Take-Home Exercise 3

Author

Li Jianyi

Published

June 17, 2025

Introduction

This prototype module is developed as part of Take-home Exercise 3 for the ISSS608 Visual Analytics module. It builds upon the investigative storyline of Mini-Challenge 3 from VAST Challenge 202, where journalist Clepper Jensen seeks to uncover suspicious behavior and hidden relationships in the Oceanus community.

Using a knowledge graph constructed from intercepted radio communication data, this module aims to translate insights into a visual analytics prototype using Shiny. The goal is to assist Clepper in identifying patterns in communication behavior, revealing key influencers, and flagging potential anomalies for further investigation.

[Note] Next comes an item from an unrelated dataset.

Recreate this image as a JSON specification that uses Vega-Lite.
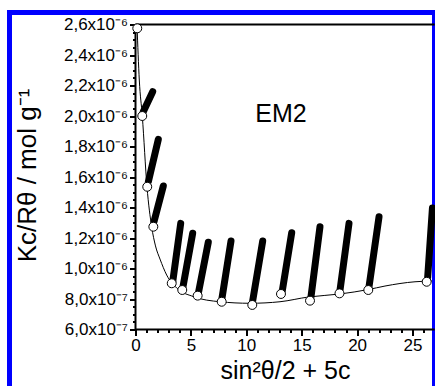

This prototype focuses on four analytical perspectives, which were collaboratively developed by my teammates and me. We divided the work across the following tasks:

Tasks and Questions

Clepper diligently recorded all intercepted radio communications over the last two weeks. With the help of his intern, they have analyzed their content to identify important events and relationships between key players. The result is a knowledge graph describing the last two weeks on Oceanus. Clepper and his intern have spent a large amount of time generating this knowledge graph, and they would now like some assistance using it to answer the following questions.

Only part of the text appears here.